-- start Available records --
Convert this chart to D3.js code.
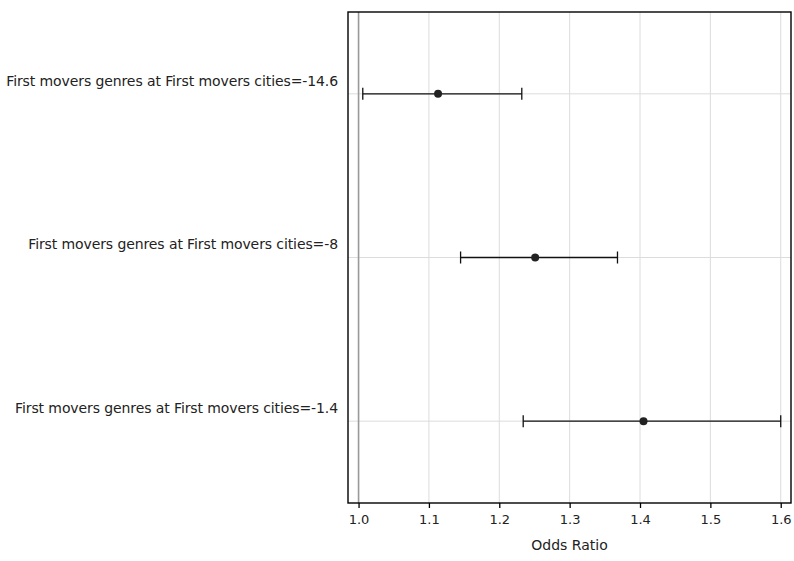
<!DOCTYPE html>
<html>
<head>
<meta charset="utf-8">
<script src="https://cdn.jsdelivr.net/npm/d3@7"></script>
<style>
  body { margin: 0; background: #fff; }
  text { font-family: "DejaVu Sans", sans-serif; fill: #222; }
</style>
</head>
<body>
<svg id="chart" width="794" height="561"></svg>
<script>
let labels = [
    "First movers genres at First movers cities=-14.6",
    "First movers genres at First movers cities=-8",
    "First movers genres at First movers cities=-1.4"
];
let oddsRatio = [1.113, 1.251, 1.405];
let lowerCI = [1.006, 1.145, 1.234];
let upperCI = [1.232, 1.368, 1.600];
let xTicks = [1.0, 1.1, 1.2, 1.3, 1.4, 1.5, 1.6];

function getChartConfig() {
    let margin = { top: 12, right: 3, bottom: 58, left: 348 },
        width = 794 - margin.left - margin.right,
        height = 561 - margin.top - margin.bottom;

    let container = d3.select("#chart")
        .append("g")
        .attr("transform", "translate(" + margin.left + "," + margin.top + ")");

    return { width, height, container, margin };
}

function getScales(config) {
    let { width, height } = config;

    let xScale = d3.scaleLinear()
        .domain([0.985, 1.6146])
        .range([0, width]);

    let yScale = d3.scalePoint()
        .domain(labels)
        .range([0, height])
        .padding(0.5);

    return { xScale, yScale };
}

function drawGrid(config, scales) {
    let { container, width, height } = config;
    let { xScale, yScale } = scales;

    xTicks.forEach(t => {
        container.append("line")
            .attr("x1", xScale(t)).attr("x2", xScale(t))
            .attr("y1", 0).attr("y2", height)
            .style("stroke", "#dcdcdc")
            .style("stroke-width", 1);
    });

    labels.forEach(l => {
        container.append("line")
            .attr("x1", 0).attr("x2", width)
            .attr("y1", yScale(l)).attr("y2", yScale(l))
            .style("stroke", "#dcdcdc")
            .style("stroke-width", 1);
    });

    // reference line at OR = 1
    container.append("line")
        .attr("x1", xScale(1)).attr("x2", xScale(1))
        .attr("y1", 0).attr("y2", height)
        .style("stroke", "#999")
        .style("stroke-width", 1.6);
}

function drawAxes(config, scales) {
    let { container, width, height } = config;
    let { xScale, yScale } = scales;

    let xAxis = d3.axisBottom(xScale)
        .tickValues(xTicks)
        .tickFormat(d3.format(".1f"))
        .tickSize(5)
        .tickPadding(7);

    let gx = container.append("g")
        .attr("transform", "translate(0," + height + ")")
        .call(xAxis);
    gx.select(".domain").remove();
    gx.selectAll(".tick line").style("stroke", "#000").style("stroke-width", 1.3);
    gx.selectAll(".tick text")
        .style("font-size", "13px")
        .style("font-family", "'DejaVu Sans', sans-serif")
        .style("fill", "#222");

    let yAxis = d3.axisLeft(yScale).tickSize(0).tickPadding(10);
    let gy = container.append("g").call(yAxis);
    gy.select(".domain").remove();
    // labels sit a bit above their row line
    gy.selectAll(".tick text")
        .attr("y", -13)
        .style("font-size", "14px")
        .style("letter-spacing", "-0.1px")
        .style("font-family", "'DejaVu Sans', sans-serif")
        .style("fill", "#222");

    // frame
    container.append("rect")
        .attr("width", width).attr("height", height)
        .style("fill", "none")
        .style("stroke", "#000")
        .style("stroke-width", 1.4);

    container.append("text")
        .attr("x", width / 2)
        .attr("y", height + 47)
        .style("text-anchor", "middle")
        .style("font-size", "14px")
        .text("Odds Ratio");
}

function drawPoints(config, scales) {
    let { container } = config;
    let { xScale, yScale } = scales;

    let rows = labels.map((l, i) => ({ label: l, or: oddsRatio[i], lo: lowerCI[i], hi: upperCI[i] }));

    let g = container.selectAll(".row")
        .data(rows)
        .enter().append("g")
        .attr("class", "row")
        .attr("transform", d => "translate(0," + yScale(d.label) + ")");

    g.append("line")
        .attr("x1", d => xScale(d.lo)).attr("x2", d => xScale(d.hi))
        .style("stroke", "#111").style("stroke-width", 1.3);

    ["lo", "hi"].forEach(k => {
        g.append("line")
            .attr("x1", d => xScale(d[k])).attr("x2", d => xScale(d[k]))
            .attr("y1", -6).attr("y2", 6)
            .style("stroke", "#111").style("stroke-width", 1.3);
    });

    g.append("circle")
        .attr("cx", d => xScale(d.or))
        .attr("r", 4)
        .style("fill", "#222");
}

function drawChart() {
    let config = getChartConfig();
    let scales = getScales(config);
    drawGrid(config, scales);
    drawPoints(config, scales);
    drawAxes(config, scales);
}

drawChart();
</script>
</body>
</html>
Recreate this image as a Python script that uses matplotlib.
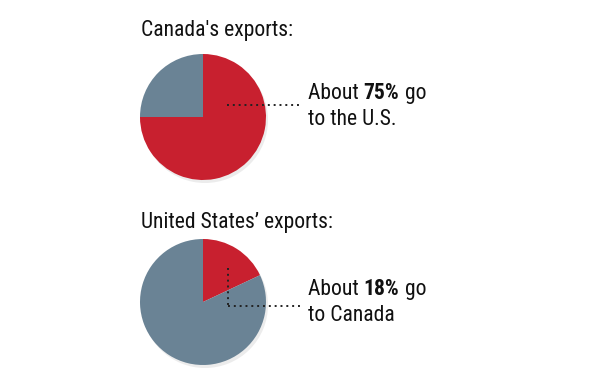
import matplotlib
matplotlib.use("Agg")
import matplotlib.pyplot as plt
from matplotlib import font_manager

W, H = 599, 391

# data
titles = ["Canada's exports:", "United States\u2019 exports:"]
shares = [75, 18]                 # percent going to the other country
destinations = ["the U.S.", "Canada"]
RED = "#c8202f"
GRAY = "#6a8395"

names = set(f.name for f in font_manager.fontManager.ttflist)
FAM = "DejaVu Sans"
for cand in ["Roboto Condensed", "Archivo Narrow", "Barlow Semi Condensed",
             "Liberation Sans Narrow"]:
    if cand in names:
        FAM = cand
        break

fig = plt.figure(figsize=(W / 100, H / 100), dpi=100)
ax = fig.add_axes([0, 0, 1, 1])

cx = 203
centers_y = [117, 302]   # pixel rows, from top
radius = 63

for i in range(2):
    cy = H - centers_y[i]
    p = shares[i]
    # faint drop shadow
    ax.pie([100], radius=radius, center=(cx + 2, cy - 3), colors=["#ececec"],
           wedgeprops=dict(linewidth=0))
    ax.pie([p, 100 - p], radius=radius, center=(cx, cy), colors=[RED, GRAY],
           startangle=90, counterclock=False, wedgeprops=dict(linewidth=0))

ax.set_xlim(0, W)
ax.set_ylim(0, H)
ax.set_aspect("equal")
ax.axis("off")

# leader lines (dotted)
dot = dict(color="#222222", linestyle=(0, (1, 2)), linewidth=1.4)
ax.plot([227, 300], [H - 105, H - 105], **dot)
ax.plot([228, 228], [H - 268, H - 306], **dot)
ax.plot([228, 300], [H - 306, H - 306], **dot)

fs = 14.5
title_y = [36, 228]
line1_y = [99, 295]
line2_y = [125, 321]

fig.canvas.draw()
r = fig.canvas.get_renderer()

# scale font so the second title is ~192 px wide, like the reference
probe = ax.text(0, 0, titles[1], fontsize=fs, family=FAM, fontstretch="condensed")
wpx = probe.get_window_extent(renderer=r).width
probe.remove()
fs = fs * 192.0 / wpx if wpx > 0 else fs

kw = dict(fontsize=fs, family=FAM, fontstretch="condensed", color="#111111",
          va="baseline", ha="left")

for i in range(2):
    ax.text(141, H - title_y[i], titles[i], **kw)
    x = 308
    parts = [("About ", "normal"), ("%d%%" % shares[i], "bold"), (" go", "normal")]
    for s, wgt in parts:
        t = ax.text(x, H - line1_y[i], s, weight=wgt, **kw)
        bb = t.get_window_extent(renderer=r)
        x += bb.width
    ax.text(308, H - line2_y[i], "to " + destinations[i], **kw)

fig.savefig("out.png", dpi=100, facecolor="white")
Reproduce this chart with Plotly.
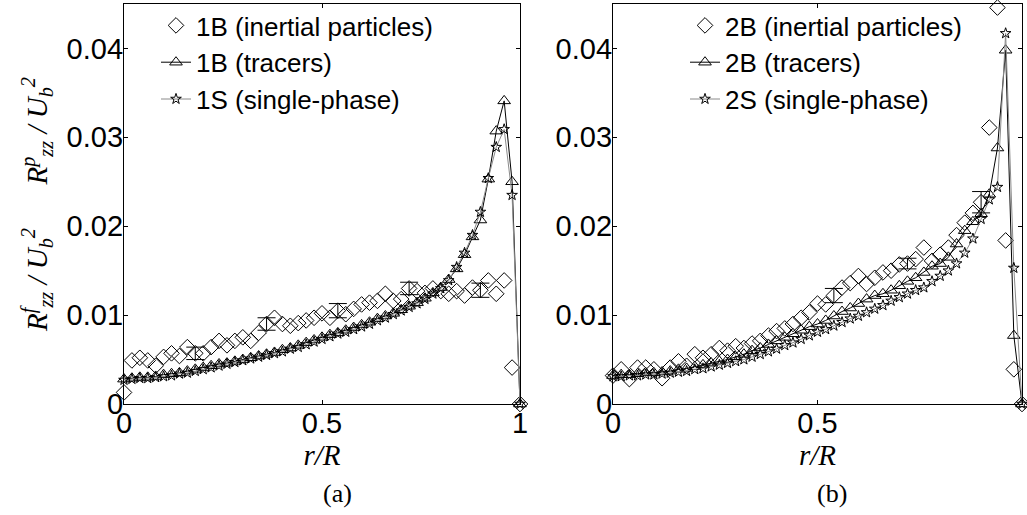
import plotly.graph_objects as go

W, H = 1027, 515

# ---------------- data ----------------
r_over_R = [0.00, 0.02, 0.04, 0.06, 0.08, 0.10, 0.12, 0.14, 0.16, 0.18,
            0.20, 0.22, 0.24, 0.26, 0.28, 0.30, 0.32, 0.34, 0.36, 0.38,
            0.40, 0.42, 0.44, 0.46, 0.48, 0.50, 0.52, 0.54, 0.56, 0.58,
            0.60, 0.62, 0.64, 0.66, 0.68, 0.70, 0.72, 0.74, 0.76, 0.78,
            0.80, 0.82, 0.84, 0.86, 0.88, 0.90, 0.92, 0.94, 0.96, 0.98, 1.00]

# panel (a)
inertial_1B = [0.0013, 0.0049, 0.0052, 0.0049, 0.0043, 0.0053, 0.0057, 0.0054, 0.0064, 0.0057,
               0.0057, 0.0064, 0.0071, 0.0066, 0.0071, 0.0075, 0.0071, 0.0080, 0.0090, 0.0097,
               0.0090, 0.0088, 0.0091, 0.0094, 0.0097, 0.0102, 0.0097, 0.0105, 0.0101, 0.0107,
               0.0112, 0.0114, 0.0116, 0.0124, 0.0116, 0.0118, 0.0130, 0.0127, 0.0125, 0.0130,
               0.0127, 0.0124, 0.0127, 0.0122, 0.0131, 0.0128, 0.0139, 0.0124, 0.0139, 0.0041, 0.0000]
tracers_1B = [0.0028, 0.0029, 0.0030, 0.0030, 0.0031, 0.0033, 0.0034, 0.0035, 0.0037, 0.0039,
              0.0041, 0.0043, 0.0045, 0.0046, 0.0048, 0.0050, 0.0052, 0.0054, 0.0056, 0.0058,
              0.0061, 0.0063, 0.0066, 0.0069, 0.0072, 0.0075, 0.0078, 0.0080, 0.0083, 0.0086,
              0.0089, 0.0092, 0.0096, 0.0099, 0.0102, 0.0106, 0.0110, 0.0114, 0.0119, 0.0125,
              0.0131, 0.0140, 0.0152, 0.0168, 0.0188, 0.0207, 0.0253, 0.0307, 0.0341, 0.0250, 0.0000]
single_1S = [0.0027, 0.0028, 0.0029, 0.0029, 0.0030, 0.0031, 0.0032, 0.0034, 0.0035, 0.0037,
             0.0039, 0.0041, 0.0043, 0.0045, 0.0047, 0.0049, 0.0051, 0.0053, 0.0055, 0.0057,
             0.0059, 0.0062, 0.0064, 0.0067, 0.0070, 0.0073, 0.0076, 0.0079, 0.0081, 0.0084,
             0.0087, 0.0090, 0.0094, 0.0097, 0.0101, 0.0105, 0.0109, 0.0113, 0.0118, 0.0124,
             0.0130, 0.0139, 0.0154, 0.0170, 0.0190, 0.0216, 0.0254, 0.0289, 0.0309, 0.0235, 0.0000]
err_idx_a = [9, 18, 27, 36, 45]
err_1B = [0.0007, 0.0007, 0.0008, 0.0007, 0.0008]

# panel (b)
inertial_2B = [0.0032, 0.0039, 0.0028, 0.0041, 0.0041, 0.0039, 0.0029, 0.0041, 0.0048, 0.0043,
               0.0056, 0.0052, 0.0056, 0.0063, 0.0060, 0.0065, 0.0063, 0.0068, 0.0071, 0.0077,
               0.0082, 0.0085, 0.0090, 0.0097, 0.0103, 0.0113, 0.0112, 0.0122, 0.0131, 0.0136,
               0.0144, 0.0135, 0.0142, 0.0148, 0.0150, 0.0157, 0.0158, 0.0163, 0.0176, 0.0161,
               0.0168, 0.0176, 0.0190, 0.0204, 0.0215, 0.0227, 0.0311, 0.0446, 0.0184, 0.0039, 0.0000]
tracers_2B = [0.0032, 0.0033, 0.0033, 0.0034, 0.0035, 0.0035, 0.0036, 0.0037, 0.0039, 0.0040,
              0.0042, 0.0044, 0.0046, 0.0048, 0.0050, 0.0053, 0.0056, 0.0060, 0.0063, 0.0067,
              0.0071, 0.0075, 0.0079, 0.0083, 0.0087, 0.0090, 0.0094, 0.0099, 0.0104, 0.0108,
              0.0113, 0.0118, 0.0122, 0.0124, 0.0128, 0.0133, 0.0138, 0.0142, 0.0148, 0.0155,
              0.0158, 0.0165, 0.0180, 0.0195, 0.0205, 0.0214, 0.0236, 0.0288, 0.0398, 0.0077, 0.0000]
single_2S = [0.0031, 0.0031, 0.0032, 0.0032, 0.0033, 0.0033, 0.0034, 0.0035, 0.0036, 0.0037,
             0.0039, 0.0040, 0.0042, 0.0044, 0.0046, 0.0048, 0.0050, 0.0053, 0.0056, 0.0059,
             0.0062, 0.0066, 0.0069, 0.0073, 0.0077, 0.0081, 0.0084, 0.0088, 0.0092, 0.0096,
             0.0099, 0.0103, 0.0107, 0.0111, 0.0116, 0.0120, 0.0124, 0.0128, 0.0131, 0.0138,
             0.0144, 0.0150, 0.0158, 0.0170, 0.0186, 0.0208, 0.0230, 0.0244, 0.0417, 0.0153, 0.0000]
err_idx_b = [27, 36, 45]
err_2B = [0.0008, 0.0006, 0.0012]

y_ticks = [0, 0.01, 0.02, 0.03, 0.04]
y_tick_text = ["0", "0.01", "0.02", "0.03", "0.04"]
x_ticks = [0, 0.5, 1]
x_tick_text = ["0", "0.5", "1"]

legend_a = ["1B (inertial particles)", "1B (tracers)", "1S (single-phase)"]
legend_b = ["2B (inertial particles)", "2B (tracers)", "2S (single-phase)"]

# ---------------- figure ----------------
SANS = "Liberation Sans, Arial, Helvetica, sans-serif"
SERIF = "Liberation Serif, Times New Roman, serif"
FS = 29
FL = 26

fig = go.Figure()


def add_panel(xa, ya, leg, names, inert, trac, single, err_idx, err_vals):
    fig.add_trace(go.Scatter(
        x=r_over_R, y=inert, mode="markers", name=names[0], legend=leg,
        xaxis=xa, yaxis=ya, cliponaxis=False,
        marker=dict(symbol="diamond-open", size=12, color="black",
                    line=dict(width=1, color="black"))))
    fig.add_trace(go.Scatter(
        x=r_over_R, y=trac, mode="lines+markers", name=names[1], legend=leg,
        xaxis=xa, yaxis=ya, cliponaxis=False,
        line=dict(color="black", width=1),
        marker=dict(symbol="triangle-up-open", size=11, color="black",
                    line=dict(width=1, color="black"))))
    fig.add_trace(go.Scatter(
        x=r_over_R, y=single, mode="lines+markers", name=names[2], legend=leg,
        xaxis=xa, yaxis=ya, cliponaxis=False,
        line=dict(color="#8a8a8a", width=1),
        marker=dict(symbol="star-open", size=8, color="black",
                    line=dict(width=1, color="black"))))
    fig.add_trace(go.Scatter(
        x=[r_over_R[i] for i in err_idx], y=[inert[i] for i in err_idx],
        mode="markers", showlegend=False, xaxis=xa, yaxis=ya, cliponaxis=False,
        marker=dict(size=1, color="rgba(0,0,0,0)"),
        error_y=dict(type="data", array=err_vals, visible=True,
                     color="black", thickness=1, width=9),
        hoverinfo="skip"))


add_panel("x", "y", "legend", legend_a, inertial_1B, tracers_1B, single_1S, err_idx_a, err_1B)
add_panel("x2", "y2", "legend2", legend_b, inertial_2B, tracers_2B, single_2S, err_idx_b, err_2B)

ydom = [1 - 404 / H, 1 - 4 / H]
axis_common = dict(showline=True, linecolor="black", linewidth=1.3, mirror="allticks",
                   ticks="inside", ticklen=4, tickwidth=1, tickcolor="black",
                   showgrid=False, zeroline=False, automargin=False,
                   tickfont=dict(family=SANS, size=FS, color="black"))

xtitle = dict(text="<i>r/R</i>", font=dict(family=SERIF, size=FS, color="black"), standoff=2)

fig.update_layout(
    width=W, height=H,
    margin=dict(l=0, r=0, t=0, b=0, autoexpand=False),
    paper_bgcolor="white", plot_bgcolor="white",
    xaxis=dict(domain=[124 / W, 520 / W], range=[0, 1], anchor="y",
               tickvals=x_ticks, ticktext=x_tick_text, title=xtitle,
               ticklabelstandoff=-7, **axis_common),
    yaxis=dict(domain=ydom, range=[0, 0.045], anchor="x",
               tickvals=y_ticks, ticktext=y_tick_text, ticklabelstandoff=-6,
               title=dict(text="<i>R<sup>f</sup><sub>zz</sub> / U<sub>b</sub><sup>2</sup>"
                               "      R<sup>p</sup><sub>zz</sub> / U<sub>b</sub><sup>2</sup></i>",
                          font=dict(family=SERIF, size=FS, color="black"), standoff=10),
               **axis_common),
    xaxis2=dict(domain=[613 / W, 1022 / W], range=[0, 1], anchor="y2",
                tickvals=x_ticks, ticktext=x_tick_text, title=xtitle,
                ticklabelstandoff=-7, **axis_common),
    yaxis2=dict(domain=ydom, range=[0, 0.045], anchor="x2",
                tickvals=y_ticks, ticktext=y_tick_text, ticklabelstandoff=-6,
                **axis_common),
    legend=dict(x=156 / W, y=1 - 2 / H, xanchor="left", yanchor="top",
                bgcolor="rgba(0,0,0,0)", tracegroupgap=0,
                font=dict(family=SANS, size=FL, color="black")),
    legend2=dict(x=685 / W, y=1 - 2 / H, xanchor="left", yanchor="top",
                 bgcolor="rgba(0,0,0,0)", tracegroupgap=0,
                 font=dict(family=SANS, size=FL, color="black")),
    annotations=[
        dict(text="(a)", x=337 / W, y=1 - 493 / H, xref="paper", yref="paper",
             xanchor="center", yanchor="middle",
             showarrow=False, font=dict(family=SERIF, size=FL, color="black")),
        dict(text="(b)", x=832 / W, y=1 - 493 / H, xref="paper", yref="paper",
             xanchor="center", yanchor="middle",
             showarrow=False, font=dict(family=SERIF, size=FL, color="black")),
    ],
)

fig.write_html("out.html", config={"displayModeBar": False},
               post_script="document.body.style.margin='0';")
-- end Available records --
Problem:
Repeat word for word the lines above, from the first entry through the line containing "let xTicks = [1.0, 1.1, 1.2, 1.3, 1.4, 1.5, 1.6];", with both ends kept and the pictures dropped.

Exercise answer:
Convert this chart to D3.js code.
<!DOCTYPE html>
<html>
<head>
<meta charset="utf-8">
<script src="https://cdn.jsdelivr.net/npm/d3@7"></script>
<style>
  body { margin: 0; background: #fff; }
  text { font-family: "DejaVu Sans", sans-serif; fill: #222; }
</style>
</head>
<body>
<svg id="chart" width="794" height="561"></svg>
<script>
let labels = [
    "First movers genres at First movers cities=-14.6",
    "First movers genres at First movers cities=-8",
    "First movers genres at First movers cities=-1.4"
];
let oddsRatio = [1.113, 1.251, 1.405];
let lowerCI = [1.006, 1.145, 1.234];
let upperCI = [1.232, 1.368, 1.600];
let xTicks = [1.0, 1.1, 1.2, 1.3, 1.4, 1.5, 1.6];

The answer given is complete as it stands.